In 22 artworks, wooden-framed and themed in black-white-brown, Prashant Godbole underlines the reasons why all of us need to oppose mindless construction activity and mega infrastructure projects, floated in the name of progress and globalisation. He shows the extent of damage. His Samsara urges us to take care of our ecology, to stop the “dance of death,” even if it is a bit too late.

The Dance of Death

Godbole’s aim is not just to sensitise us to the gory future. He wants to do more, which is why the proceeds of the exhibition are going to Grow Trees non-governmental group which ensures tree plantations are done in consonance with the ecosystem. “I am happy that they take the Gram Panchayats into confidence, so that wrong trees don’t take root,” he told this blogger.

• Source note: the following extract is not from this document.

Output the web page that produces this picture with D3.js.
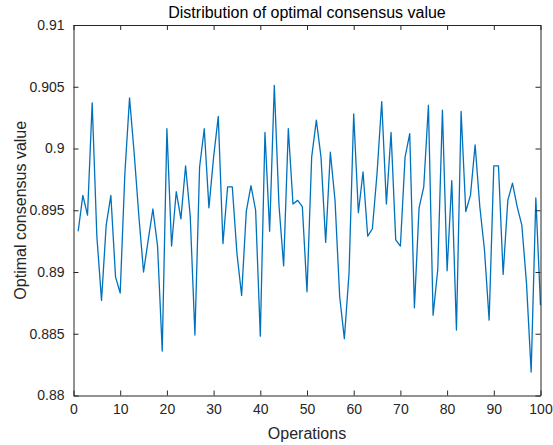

More than anything else, Godbole is happy that Samsara has generated healthy interactions. Children, adults, tourists, city dwellers, collegians, conservationists, all types of individuals have visited and commented on the exhibits. “I am happy that my thought was received so warmly. Navwari-clad women getting off from the Mumbai Darshan buses at Kala ghoda have visited Samsara, so have children on the south Mumbai excursions, and so have entrepreneurs selling off-beat ideas. The exhibits have given rise to conversations centering around on the lack of trees. That traction is invaluable.”

Friends, it is the thought that counts. As I unpack my thought haversack, I look forward to sharing more. I end with a visual that captures artist Prashant Godbole’s thoughts-in-the-making while he was building his Samsara exhibition! I wish such creative restorative-yet-provoking spaces to all of us!